Authors: We accept that the original manuscript lacked quantitative reporting of measurement statistics and full parameter disclosure. In the revised version we have added error bars to the reported pulse temporal characteristics, derived from repeated measurements on individual devices. We now state that pulse generation was observed in five out of seven independently fabricated and tested devices, with the two non-responding devices exhibiting excessive waveguide losses that prevented efficient coupling. A new supplementary section provides a complete table of all rate-equation parameters (including coupling strengths, carrier lifetimes, and detuning rates) together with the independent measurements and fitting procedures used to extract them.

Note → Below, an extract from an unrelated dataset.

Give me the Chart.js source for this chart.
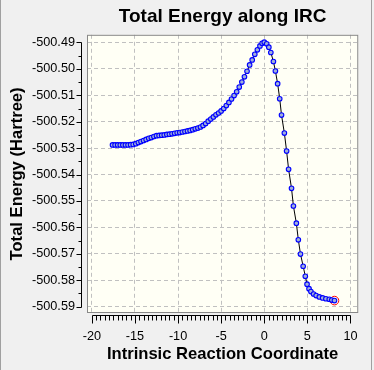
<!DOCTYPE html>
<html>
<head>
<meta charset="utf-8">
<title>Total Energy along IRC</title>
<script src="https://cdn.jsdelivr.net/npm/chart.js@4.4.1/dist/chart.umd.min.js"></script>
<style>
  html, body { margin: 0; padding: 0; background: #f0f0f0; }
  canvas { display: block; }
</style>
</head>
<body>
<canvas id="myChart" width="374" height="370"></canvas>
<script>
// IRC coordinate and total energy (Hartree)
const irc = [
  -17.6, -17.3, -17.0, -16.7, -16.4, -16.1, -15.8, -15.5, -15.2, -14.9,
  -14.6, -14.3, -14.0, -13.7, -13.4, -13.1, -12.8, -12.5, -12.2, -11.9,
  -11.6, -11.3, -11.0, -10.7, -10.4, -10.1, -9.8, -9.5, -9.2, -8.9,
  -8.6, -8.3, -8.0, -7.7, -7.4, -7.1, -6.8, -6.5, -6.2, -5.9,
  -5.6, -5.3, -5.0, -4.7, -4.4, -4.1, -3.8, -3.5, -3.2, -2.9,
  -2.6, -2.3, -2.0, -1.7, -1.4, -1.1, -0.8, -0.5, -0.25,
  0.0, 0.28, 0.53, 0.76, 1.06, 1.29, 1.55, 1.79, 2.0, 2.33,
  2.59, 2.82, 3.16, 3.38, 3.72, 3.95, 4.2, 4.51, 4.76, 4.96,
  5.19, 5.41, 5.72, 6.02, 6.39, 6.77, 7.15, 7.54, 7.83, 8.14,
];
const energy = [
  -500.5288, -500.5288, -500.5288, -500.5288, -500.5288, -500.5288, -500.5288, -500.5287, -500.5286, -500.5283,
  -500.5279, -500.5275, -500.5271, -500.5267, -500.5263, -500.526, -500.5256, -500.5253, -500.5252, -500.5251,
  -500.525, -500.5248, -500.5247, -500.5246, -500.5244, -500.5242, -500.5241, -500.5239, -500.5237, -500.5235,
  -500.5233, -500.523, -500.5227, -500.5224, -500.522, -500.5214, -500.5207, -500.5198, -500.519, -500.5182,
  -500.5174, -500.5167, -500.5159, -500.515, -500.5139, -500.5127, -500.5114, -500.5101, -500.5087, -500.5069,
  -500.505, -500.503, -500.5009, -500.4985, -500.4966, -500.4945, -500.4928, -500.4913, -500.4903,
  -500.4899, -500.4905, -500.4918, -500.4938, -500.4972, -500.5008, -500.5056, -500.5113, -500.5175, -500.5243,
  -500.5311, -500.538, -500.5452, -500.5519, -500.5584, -500.5647, -500.5701, -500.5747, -500.5785, -500.5815,
  -500.5832, -500.5843, -500.5852, -500.5858, -500.5863, -500.5867, -500.587, -500.5872, -500.5875, -500.5877,
];

const xTicks = [-20, -15, -10, -5, 0, 5, 10];
const yTicks = [-500.49, -500.50, -500.51, -500.52, -500.53, -500.54, -500.55, -500.56, -500.57, -500.58, -500.59];
const xMinorStep = 0.5;
const yMinorStep = 0.005;

const FONT = "'Liberation Sans', Arial, sans-serif";

const points = irc.map((x, i) => ({ x: x, y: energy[i] }));
const last = points[points.length - 1];

// background, plot area fill, window edges
const backdrop = {
  id: "backdrop",
  beforeDraw(chart) {
    const { ctx, chartArea: a, width, height } = chart;
    ctx.save();
    ctx.fillStyle = "#f0f0f0";
    ctx.fillRect(0, 0, width, height);
    ctx.fillStyle = "#fffff5";
    ctx.fillRect(a.left, a.top, a.right - a.left, a.bottom - a.top);
    ctx.strokeStyle = "#a0a0a0";
    ctx.lineWidth = 1;
    ctx.beginPath();
    ctx.moveTo(0.5, 0);
    ctx.lineTo(0.5, height);
    ctx.moveTo(371.5, 0);
    ctx.lineTo(371.5, height);
    ctx.stroke();
    ctx.restore();
  },
};

// plot frame and the ruler-style axes with minor ticks
const rulers = {
  id: "rulers",
  afterDraw(chart) {
    const { ctx, chartArea: a } = chart;
    const xs = chart.scales.x;
    const ys = chart.scales.y;
    ctx.save();
    ctx.lineWidth = 1;
    ctx.strokeStyle = "#888888";
    ctx.strokeRect(a.left + 0.5, a.top + 0.5, a.right - a.left - 1, a.bottom - a.top - 1);

    ctx.strokeStyle = "#000000";
    ctx.beginPath();
    // y ruler
    const yx = a.left - 5.5;
    const yTop = ys.getPixelForValue(yTicks[0]);
    const yBot = ys.getPixelForValue(yTicks[yTicks.length - 1]);
    ctx.moveTo(yx, Math.round(yTop) + 0.5);
    ctx.lineTo(yx, Math.round(yBot) + 0.5);
    const ny = Math.round((yTicks[0] - yTicks[yTicks.length - 1]) / yMinorStep);
    for (let k = 0; k <= ny; k++) {
      const py = Math.round(ys.getPixelForValue(yTicks[0] - k * yMinorStep)) + 0.5;
      const len = k % 2 === 0 ? 5 : 3;
      ctx.moveTo(yx, py);
      ctx.lineTo(yx - len, py);
    }
    // x ruler
    const xy = a.bottom + 2.5;
    const xL = xs.getPixelForValue(xTicks[0]);
    const xR = xs.getPixelForValue(xTicks[xTicks.length - 1]);
    ctx.moveTo(Math.round(xL) + 0.5, xy);
    ctx.lineTo(Math.round(xR) + 0.5, xy);
    const nx = Math.round((xTicks[xTicks.length - 1] - xTicks[0]) / xMinorStep);
    for (let k = 0; k <= nx; k++) {
      const px = Math.round(xs.getPixelForValue(xTicks[0] + k * xMinorStep)) + 0.5;
      const len = k % 10 === 0 ? 8 : 5;
      ctx.moveTo(px, xy);
      ctx.lineTo(px, xy + len);
    }
    ctx.stroke();
    ctx.restore();
  },
};

new Chart(document.getElementById("myChart").getContext("2d"), {
  type: "scatter",
  data: {
    datasets: [
      {
        label: "IRC",
        data: points,
        showLine: true,
        borderColor: "#000000",
        borderWidth: 1,
        pointRadius: 2.3,
        pointBorderWidth: 1.1,
        pointBackgroundColor: "#a0b0d8",
        pointBorderColor: "#0000ff",
      },
      {
        label: "current",
        data: [last],
        showLine: false,
        pointRadius: 4.3,
        pointBorderWidth: 1,
        pointBackgroundColor: "rgba(0,0,0,0)",
        pointBorderColor: "#ff0000",
      },
    ],
  },
  options: {
    responsive: false,
    animation: false,
    devicePixelRatio: 1,
    layout: { padding: { left: 0, right: 8, top: 0, bottom: 0 } },
    plugins: {
      legend: { display: false },
      tooltip: { enabled: false },
      title: {
        display: true,
        text: "Total Energy along IRC",
        color: "#000000",
        fullSize: false,
        font: { family: FONT, size: 19, weight: "bold" },
        padding: { top: 5, bottom: 7 },
      },
    },
    scales: {
      x: {
        type: "linear",
        min: -20.56,
        max: 10.9,
        afterBuildTicks: (s) => {
          s.ticks = xTicks.map((v) => ({ value: v }));
        },
        afterFit: (s) => {
          s.height = 57;
        },
        ticks: {
          autoSkip: false,
          maxRotation: 0,
          padding: 16,
          color: "#000000",
          font: { family: FONT, size: 12.7 },
          callback: (v) => String(v),
        },
        grid: { color: "#c0c0c0", lineWidth: 1, drawTicks: false },
        border: { display: false, dash: [4, 3] },
        title: {
          display: true,
          text: "Intrinsic Reaction Coordinate",
          color: "#000000",
          font: { family: FONT, size: 16.6, weight: "bold" },
          padding: { top: 0, bottom: 6 },
        },
      },
      y: {
        type: "linear",
        min: -500.5924,
        max: -500.4871,
        afterBuildTicks: (s) => {
          s.ticks = yTicks.map((v) => ({ value: v }));
        },
        afterFit: (s) => {
          s.width = 87;
        },
        ticks: {
          autoSkip: false,
          padding: 12,
          color: "#000000",
          font: { family: FONT, size: 12.7 },
          callback: (v) => v.toFixed(2),
        },
        grid: { color: "#c0c0c0", lineWidth: 1, drawTicks: false },
        border: { display: false, dash: [4, 3] },
        title: {
          display: true,
          text: "Total Energy (Hartree)",
          color: "#000000",
          font: { family: FONT, size: 16.6, weight: "bold" },
          padding: { top: 7.5, bottom: 0 },
        },
      },
    },
  },
  plugins: [backdrop, rulers],
});
</script>
</body>
</html>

These additions allow direct assessment of consistency with the non-Hermitian resonance-crossing mechanism. revision: yes
Circularity Check
No significant circularity: experimental demonstration supported by standard rate-equation model
full rationale
The paper's core contribution is an experimental demonstration of Q-switched pulse generation via dynamical non-Hermitian coupling in sub-threshold nanolasers, with a rate-equation model used only to reproduce observed behavior after the fact. No load-bearing derivation or prediction reduces by construction to fitted parameters, self-definitions, or self-citation chains; the model captures carrier-modal interplay without claiming first-principles uniqueness or importing ansatzes that presuppose the result. The central claim rests on fabricated-device measurements and standard modeling, remaining self-contained against external benchmarks.
Axiom & Free-Parameter Ledger
axioms (1)
- domain assumption The rate-equation model accurately captures the interplay between carrier dynamics and modal coupling in the coupled nanolaser system.